Помните фильм по пьесе К. Симонова «Парень из нашего города», в котором попавший в Испании в плен танкист Сергей Луконин пытается выдать себя за француза?
Немцы ему не верят.
И отнюдь не потому, что у него, по словам одного из них, «рязанская морда» и «рязанское произношение».
А не верят они ему по той простой причине, что он, оставшись один, отстреливался до последнего патрона, а в плен его взяли только после того, как он потерял сознание.
— И после этого, — с нескрываемой насмешкой говорит немецкий офицер, — он хочет нас уверить, что он француз!
И он знал, что говорил. Ведь именно те самые французы, за одного из которых выдавал себя Луконин, в начале Второй мировой войны предали свою родину и позволили немцам оккупировать ее практически без боя.
А ведь прекрасно вооруженных дивизий у них было больше, чем у Гитлера, а линия Мажино считалась такой же неприступной, как линия Маннергейма и оборонительные сооружения в Судетах.
И что же?
Встали парижане, как один, на защиту своей столицы и сражались так, как сражались наши солдаты в «белоснежных полях под Москвой»?
И не подумали!
Не было ни обороны Парижа, ни залитых кровью полей, а было позорное отступление и сдача на милость победителя.
А можно ли себе представить пусть и прекрасно вооруженных и обученных англичан, тех же французов или итальянцев, сражающихся и побеждающих могучие армии вермахта под Сталинградом или на Курской дуге?
Никогда!
Да какая там Курская дуга, если сто тридать тысяч (!) австрийских солдат не смогли отстоять одну из самых мощных европейских крепостей Перемышль!
И, наверное, именно поэтому ни один немецкий солдат не закрыл своей грудью амбразуру, даже если от этого зависела судьба боя.
А наши закрывали.
По той же причине ни один немецкий летчик, оставшись без боеприпасов, не бросал свою горящую машину на вражеские позиции.
А наши бросали.
И здесь дело уже не в технике и знаниях, а в силе духа, или, если хотите, в его особом складе.
Не того, германского духа, который мечтал о власти над миром и с презрением смотрел на другие народы, а того духа, который заставлял в безвыходной ситуации не поднимать вверх руки, а подрывать себя вместе с врагами последней гранатой, погибать самому и спасать товарища.
В то время как немцы своих раненых добивали.

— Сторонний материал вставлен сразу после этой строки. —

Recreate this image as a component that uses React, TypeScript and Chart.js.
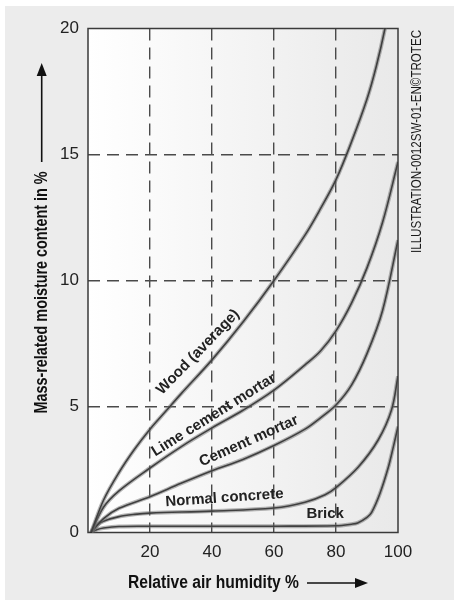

Как это ни печально, но создается такое впечатление, что во главу угла в русской армии была поставлена именно та жертвенность, с какой воевали русские солдаты и офицеры.
Почему это происходило?
Да только по той простой причине, что мы, даже плохо вооруженные и необученные чаще побеждали.
А давно известно, что поражения учат гораздо больше, нежели победы.
Именно поэтому кажется весьма странным утверждение, что победителей не судят.
Судить их, конечно, не надо. А вот посмотреть, какой ценой была достигнута эта самая победа, надо.
Одно дело, если это победа разума и мастерства, и совсем другое, если это чисто количественная победа.
И если у руководителей армий бдет разум, а у солдат и офицеров местерство, то вряд надо будет петь о том, что «мы за ценой не постоим».
За ценой надо стоять.
Всегда.
Особенно если эта цена выражается в человеческих жизнях…
Что же касается русского солдата…
О его героизме и силе духа сказано много.
Но согласитесь, что нельзя без волнения читать то, что писал о русском солдате хорошо знавший его отец Георгий Шавельский.
«На перевязочном полковом пункте, — вспоминал он в своих мемуарах. — Я — около умирающего от страшного ранения в грудь солдата.
Последние минуты…
Жизнь, видимо, быстро угасает.
Склонившись над умирающим, я спрашиваю его, не поручит ли он мне написать что-либо его отцу и матери.
— Напишите, — отвечает умирающий, — что я счастлив… спокойно умираю за Родину… Господи, спаси ее!
17 октября 1915 года я был на Западном фронте в 5-ой дивизии.
В одном из полков после моей речи и переданного мною полку привета Государя, выходит из окружавшей меня толпы солдат, унтер-офицер и, поклонившись мне в ноги, произносит дрожащим голосом:
— Передайте от нас этот поклон батюшке-царю и скажите ему, что все мы готовы умереть за него и за нашу дорогую Родину…
Солдатское громовое ура заглушило его дальнейшие слова.
Вернувшись однажды в 1916 году с фронта, где я посетил много бывших на передовых позициях воинских частей, наблюдал, как трудности и опасности окопной жизни, так и высокий подъем духа в войсках, — я, по принятому порядку, явился к Государю с докладом о вынесенных мною впечатлениях и наблюдениях.
Помню, у меня вырвались слова:
— На фронте, Ваше Величество, всюду совершается чудо…
— Почему чудо? — с удивлением спросил Государь.